Friday, December 12, 2008

Rescuing masculinity with a coyote carcass



I thought these kinds of pics were only available by flipping to the back pages of a 1924 Nebraska Game and Parks magazine or rifling through grandpa's old desk drawers, pics from a time when people with overflowing stringers and hides could reassure themselves with the seemingly infinte resources of the West and the comforting sermons of preachers reminding them of their God-given right to subdue and have dominion over "every living thing that moveth upon the earth..."

Fortunately we can still find a few of of these rifle-toting relics today, as we learn from the Scottsbluff Star-Herald's "Sports" page recently. Pictured are part of the "winning team" who "bagged 13 coyotes" over the day and a half event. We aren't told how many coyotes total were killed by the 18 teams competing. "Ties were broken by the total weight of the team's coyotes." To jazz things up a bit, prizes were given for the "smallest coyote" and the "mangiest coyote." I wonder if we ran a "mangiest human" contest now and then what the results would be...

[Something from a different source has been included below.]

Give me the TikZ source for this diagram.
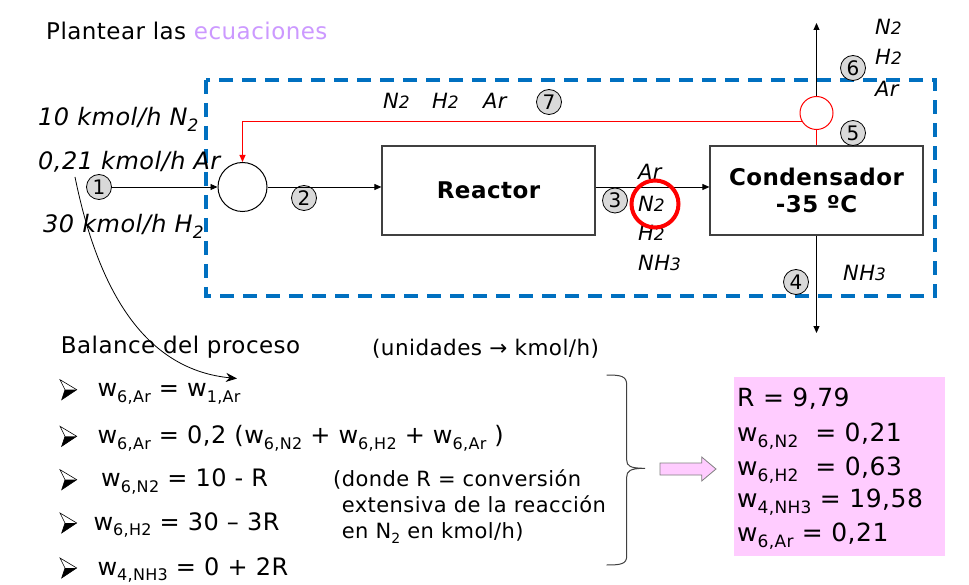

Shame on Cabela's for being associated with this crude throwback event. Even ethical hunters should be shocked at this kind of display (although bloody and often ineffective predator control has been a staple of the taxpayer-funded Welfare West for some time) (see similar overview here; for a contrary view go here).

4 comments:

Anonymous said...

Duh, don't you know that these manly men have to make sure to shoot as many things as possible before Obama takes their guns away? And when the coyotes are extirpated, and prairie dog, rabbit and ground hog populations spike upwards in a J curve from lack of predation, we will have a contest to shoot all of those "pests" too (and then Cabelas can sell even more hunting gear).
We still haven't learned to think like a mountain (or like a prairie) have we?

T Lewis said...

I don't think I recall reading a blog that posted both a pro and a con link at the end. I like it.

PrairiePlanter said...

Thanks--"Fair and Balanced"--that's my motto ;) But seriously I think that author raised some fair points. I'm not against all predator control, but rather against these kind of proud, glory-filled displays of it. And even moreso against taxpayer-funded predator control, the beneficiaries of which are always shouting the loudest about getting the "government off their back," etc.

dlw said...

Elimination of individual problem predators can be necessary for the protection of life and property. Elimination of non-indigenous species of any type is sometimes necessary to protect native flora and fauna. However, while predator control programs have a long history in North American natural resource management, such programs have been widely discredited in the biological community as they historically have been unsuccessful in achieving their aims (i.e. costly efforts to reduce northern squawfish in the Columbia and Snake River system failed to have any appreciable effect on the protection of endangered salmonids,) and/or or created more problems than they have solved (i.e. elimination of wolves and reduction of cougar and coyote populations caused overpopulation of deer in the Kaibab area of AZ, followed by habitat damage and subsequent deer decline; past predator control programs in AK, including federal poisoning programs in the 1950s, resulted in ungulate overpopulation, followed by habitat damage and subsequent ungulate declines). Using predator control as a game management tool is unsustainable and done primarily for anthropocentric purposes. Protection of crops from birds can be accomplished through less time-consuming and less expensive means than predator control. For livestock protection, there are other non-lethal options that are equally or more effective for protection from felines and coyotes, and some non-lethal options have been increasingly successful with reducing predation by wolves.